** Problem to work on **
Copy out the data exactly, leaving the pictures behind.

>> Begin Given information

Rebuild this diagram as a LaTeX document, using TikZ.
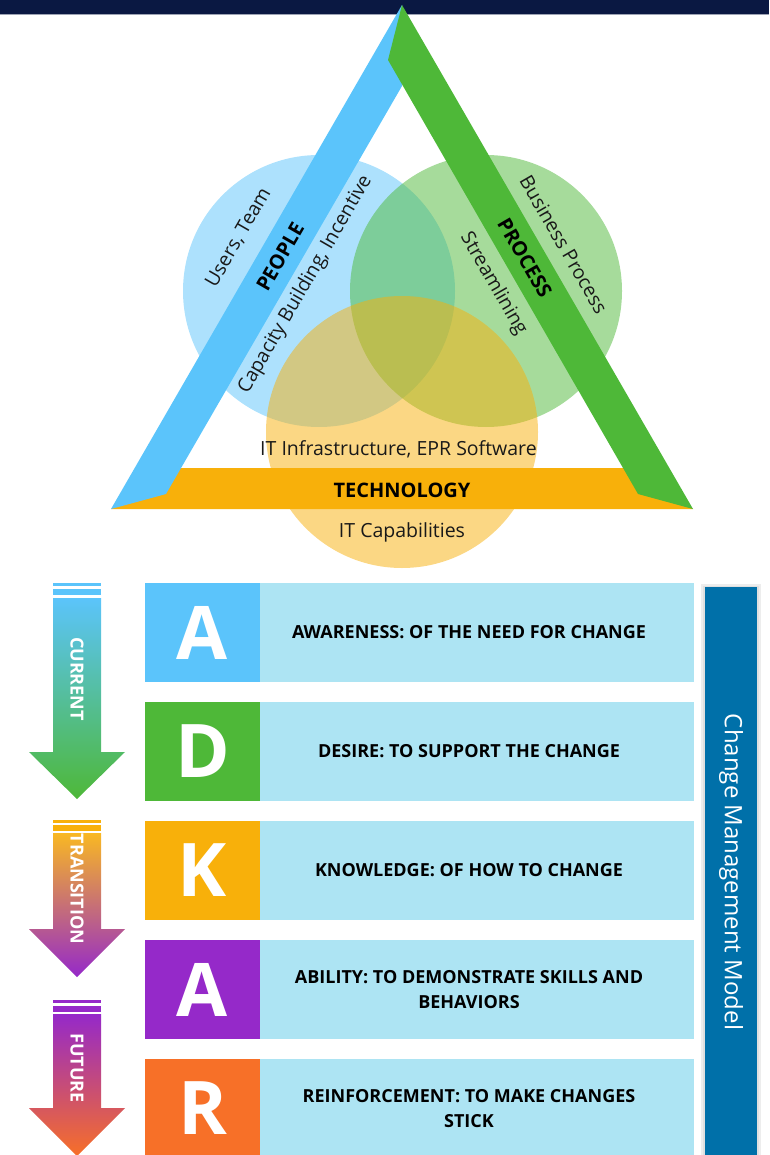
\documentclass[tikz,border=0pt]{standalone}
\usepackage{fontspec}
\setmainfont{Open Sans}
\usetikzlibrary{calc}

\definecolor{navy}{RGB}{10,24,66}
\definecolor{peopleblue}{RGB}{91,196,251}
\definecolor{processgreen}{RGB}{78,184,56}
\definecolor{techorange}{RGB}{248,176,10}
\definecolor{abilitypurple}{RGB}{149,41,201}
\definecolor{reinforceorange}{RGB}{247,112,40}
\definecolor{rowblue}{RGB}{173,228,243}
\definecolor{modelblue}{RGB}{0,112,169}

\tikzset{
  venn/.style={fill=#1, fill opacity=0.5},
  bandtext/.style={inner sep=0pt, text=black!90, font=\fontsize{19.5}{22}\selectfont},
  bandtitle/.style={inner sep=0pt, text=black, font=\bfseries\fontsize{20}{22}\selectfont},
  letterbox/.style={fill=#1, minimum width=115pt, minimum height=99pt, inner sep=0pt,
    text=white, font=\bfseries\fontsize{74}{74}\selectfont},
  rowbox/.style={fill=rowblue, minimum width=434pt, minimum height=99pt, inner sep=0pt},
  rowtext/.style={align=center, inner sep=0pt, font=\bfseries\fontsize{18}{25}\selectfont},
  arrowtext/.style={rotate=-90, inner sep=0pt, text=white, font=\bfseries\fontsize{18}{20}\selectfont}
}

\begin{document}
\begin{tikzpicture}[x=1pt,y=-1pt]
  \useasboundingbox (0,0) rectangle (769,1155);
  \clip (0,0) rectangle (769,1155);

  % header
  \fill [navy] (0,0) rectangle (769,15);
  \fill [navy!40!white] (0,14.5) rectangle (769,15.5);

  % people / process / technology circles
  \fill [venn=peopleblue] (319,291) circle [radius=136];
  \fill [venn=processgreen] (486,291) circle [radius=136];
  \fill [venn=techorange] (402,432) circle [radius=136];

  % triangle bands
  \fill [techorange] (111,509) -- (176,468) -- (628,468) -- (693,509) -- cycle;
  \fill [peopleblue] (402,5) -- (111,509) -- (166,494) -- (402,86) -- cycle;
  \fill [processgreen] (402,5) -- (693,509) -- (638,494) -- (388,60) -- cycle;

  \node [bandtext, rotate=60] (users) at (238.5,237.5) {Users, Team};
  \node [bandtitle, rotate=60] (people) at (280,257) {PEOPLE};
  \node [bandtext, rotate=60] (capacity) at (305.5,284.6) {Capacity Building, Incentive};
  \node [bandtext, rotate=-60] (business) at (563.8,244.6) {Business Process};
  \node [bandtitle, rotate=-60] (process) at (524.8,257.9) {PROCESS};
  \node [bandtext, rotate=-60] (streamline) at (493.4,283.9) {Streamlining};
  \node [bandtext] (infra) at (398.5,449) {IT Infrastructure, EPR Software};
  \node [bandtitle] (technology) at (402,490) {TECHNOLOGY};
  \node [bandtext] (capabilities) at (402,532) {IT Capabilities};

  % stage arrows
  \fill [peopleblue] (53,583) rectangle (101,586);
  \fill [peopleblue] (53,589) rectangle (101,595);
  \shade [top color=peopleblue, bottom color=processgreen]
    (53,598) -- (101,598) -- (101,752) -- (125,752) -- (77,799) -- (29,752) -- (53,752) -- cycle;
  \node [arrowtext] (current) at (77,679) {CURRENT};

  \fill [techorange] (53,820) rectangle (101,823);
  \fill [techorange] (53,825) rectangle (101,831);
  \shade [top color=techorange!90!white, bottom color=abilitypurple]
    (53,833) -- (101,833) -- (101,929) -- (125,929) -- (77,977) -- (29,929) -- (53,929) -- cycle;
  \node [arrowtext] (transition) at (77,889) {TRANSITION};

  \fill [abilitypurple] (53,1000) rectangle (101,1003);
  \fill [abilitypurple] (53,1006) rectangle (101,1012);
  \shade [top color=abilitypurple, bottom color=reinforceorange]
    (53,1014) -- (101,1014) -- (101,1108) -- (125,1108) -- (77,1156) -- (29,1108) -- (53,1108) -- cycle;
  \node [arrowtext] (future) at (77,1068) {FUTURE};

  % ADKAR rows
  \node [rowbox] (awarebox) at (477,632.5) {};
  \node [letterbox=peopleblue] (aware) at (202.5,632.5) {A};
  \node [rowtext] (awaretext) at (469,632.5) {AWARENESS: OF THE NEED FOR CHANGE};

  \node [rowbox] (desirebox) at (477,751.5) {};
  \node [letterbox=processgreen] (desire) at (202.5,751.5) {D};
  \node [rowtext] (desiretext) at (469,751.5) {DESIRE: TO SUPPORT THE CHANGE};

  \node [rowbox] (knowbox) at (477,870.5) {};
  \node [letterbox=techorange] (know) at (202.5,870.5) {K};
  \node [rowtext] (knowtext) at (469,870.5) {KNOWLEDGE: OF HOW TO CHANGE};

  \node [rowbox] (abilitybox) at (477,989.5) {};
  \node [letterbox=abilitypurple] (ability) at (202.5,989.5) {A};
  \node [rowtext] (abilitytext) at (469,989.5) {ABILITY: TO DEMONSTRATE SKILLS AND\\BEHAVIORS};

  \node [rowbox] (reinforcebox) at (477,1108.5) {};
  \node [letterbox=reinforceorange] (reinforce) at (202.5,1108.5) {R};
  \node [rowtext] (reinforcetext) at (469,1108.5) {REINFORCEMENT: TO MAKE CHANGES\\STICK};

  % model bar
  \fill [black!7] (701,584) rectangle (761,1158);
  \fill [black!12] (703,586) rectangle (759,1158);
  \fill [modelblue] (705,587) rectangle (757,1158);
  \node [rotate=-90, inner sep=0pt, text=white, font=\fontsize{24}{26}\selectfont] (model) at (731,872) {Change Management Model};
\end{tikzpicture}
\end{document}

>> End Given information

** Response to the task **
Rebuild this diagram as a LaTeX document, using TikZ.
\documentclass[tikz,border=0pt]{standalone}
\usepackage{fontspec}
\setmainfont{Open Sans}
\usetikzlibrary{calc}

\definecolor{navy}{RGB}{10,24,66}
\definecolor{peopleblue}{RGB}{91,196,251}
\definecolor{processgreen}{RGB}{78,184,56}
\definecolor{techorange}{RGB}{248,176,10}
\definecolor{abilitypurple}{RGB}{149,41,201}
\definecolor{reinforceorange}{RGB}{247,112,40}
\definecolor{rowblue}{RGB}{173,228,243}
\definecolor{modelblue}{RGB}{0,112,169}

\tikzset{
  venn/.style={fill=#1, fill opacity=0.5},
  bandtext/.style={inner sep=0pt, text=black!90, font=\fontsize{19.5}{22}\selectfont},
  bandtitle/.style={inner sep=0pt, text=black, font=\bfseries\fontsize{20}{22}\selectfont},
  letterbox/.style={fill=#1, minimum width=115pt, minimum height=99pt, inner sep=0pt,
    text=white, font=\bfseries\fontsize{74}{74}\selectfont},
  rowbox/.style={fill=rowblue, minimum width=434pt, minimum height=99pt, inner sep=0pt},
  rowtext/.style={align=center, inner sep=0pt, font=\bfseries\fontsize{18}{25}\selectfont},
  arrowtext/.style={rotate=-90, inner sep=0pt, text=white, font=\bfseries\fontsize{18}{20}\selectfont}
}

\begin{document}
\begin{tikzpicture}[x=1pt,y=-1pt]
  \useasboundingbox (0,0) rectangle (769,1155);
  \clip (0,0) rectangle (769,1155);

  % header
  \fill [navy] (0,0) rectangle (769,15);
  \fill [navy!40!white] (0,14.5) rectangle (769,15.5);

  % people / process / technology circles
  \fill [venn=peopleblue] (319,291) circle [radius=136];
  \fill [venn=processgreen] (486,291) circle [radius=136];
  \fill [venn=techorange] (402,432) circle [radius=136];

  % triangle bands
  \fill [techorange] (111,509) -- (176,468) -- (628,468) -- (693,509) -- cycle;
  \fill [peopleblue] (402,5) -- (111,509) -- (166,494) -- (402,86) -- cycle;
  \fill [processgreen] (402,5) -- (693,509) -- (638,494) -- (388,60) -- cycle;

  \node [bandtext, rotate=60] (users) at (238.5,237.5) {Users, Team};
  \node [bandtitle, rotate=60] (people) at (280,257) {PEOPLE};
  \node [bandtext, rotate=60] (capacity) at (305.5,284.6) {Capacity Building, Incentive};
  \node [bandtext, rotate=-60] (business) at (563.8,244.6) {Business Process};
  \node [bandtitle, rotate=-60] (process) at (524.8,257.9) {PROCESS};
  \node [bandtext, rotate=-60] (streamline) at (493.4,283.9) {Streamlining};
  \node [bandtext] (infra) at (398.5,449) {IT Infrastructure, EPR Software};
  \node [bandtitle] (technology) at (402,490) {TECHNOLOGY};
  \node [bandtext] (capabilities) at (402,532) {IT Capabilities};

  % stage arrows
  \fill [peopleblue] (53,583) rectangle (101,586);
  \fill [peopleblue] (53,589) rectangle (101,595);
  \shade [top color=peopleblue, bottom color=processgreen]
    (53,598) -- (101,598) -- (101,752) -- (125,752) -- (77,799) -- (29,752) -- (53,752) -- cycle;
  \node [arrowtext] (current) at (77,679) {CURRENT};

  \fill [techorange] (53,820) rectangle (101,823);
  \fill [techorange] (53,825) rectangle (101,831);
  \shade [top color=techorange!90!white, bottom color=abilitypurple]
    (53,833) -- (101,833) -- (101,929) -- (125,929) -- (77,977) -- (29,929) -- (53,929) -- cycle;
  \node [arrowtext] (transition) at (77,889) {TRANSITION};

  \fill [abilitypurple] (53,1000) rectangle (101,1003);
  \fill [abilitypurple] (53,1006) rectangle (101,1012);
  \shade [top color=abilitypurple, bottom color=reinforceorange]
    (53,1014) -- (101,1014) -- (101,1108) -- (125,1108) -- (77,1156) -- (29,1108) -- (53,1108) -- cycle;
  \node [arrowtext] (future) at (77,1068) {FUTURE};

  % ADKAR rows
  \node [rowbox] (awarebox) at (477,632.5) {};
  \node [letterbox=peopleblue] (aware) at (202.5,632.5) {A};
  \node [rowtext] (awaretext) at (469,632.5) {AWARENESS: OF THE NEED FOR CHANGE};

  \node [rowbox] (desirebox) at (477,751.5) {};
  \node [letterbox=processgreen] (desire) at (202.5,751.5) {D};
  \node [rowtext] (desiretext) at (469,751.5) {DESIRE: TO SUPPORT THE CHANGE};

  \node [rowbox] (knowbox) at (477,870.5) {};
  \node [letterbox=techorange] (know) at (202.5,870.5) {K};
  \node [rowtext] (knowtext) at (469,870.5) {KNOWLEDGE: OF HOW TO CHANGE};

  \node [rowbox] (abilitybox) at (477,989.5) {};
  \node [letterbox=abilitypurple] (ability) at (202.5,989.5) {A};
  \node [rowtext] (abilitytext) at (469,989.5) {ABILITY: TO DEMONSTRATE SKILLS AND\\BEHAVIORS};

  \node [rowbox] (reinforcebox) at (477,1108.5) {};
  \node [letterbox=reinforceorange] (reinforce) at (202.5,1108.5) {R};
  \node [rowtext] (reinforcetext) at (469,1108.5) {REINFORCEMENT: TO MAKE CHANGES\\STICK};

  % model bar
  \fill [black!7] (701,584) rectangle (761,1158);
  \fill [black!12] (703,586) rectangle (759,1158);
  \fill [modelblue] (705,587) rectangle (757,1158);
  \node [rotate=-90, inner sep=0pt, text=white, font=\fontsize{24}{26}\selectfont] (model) at (731,872) {Change Management Model};
\end{tikzpicture}
\end{document}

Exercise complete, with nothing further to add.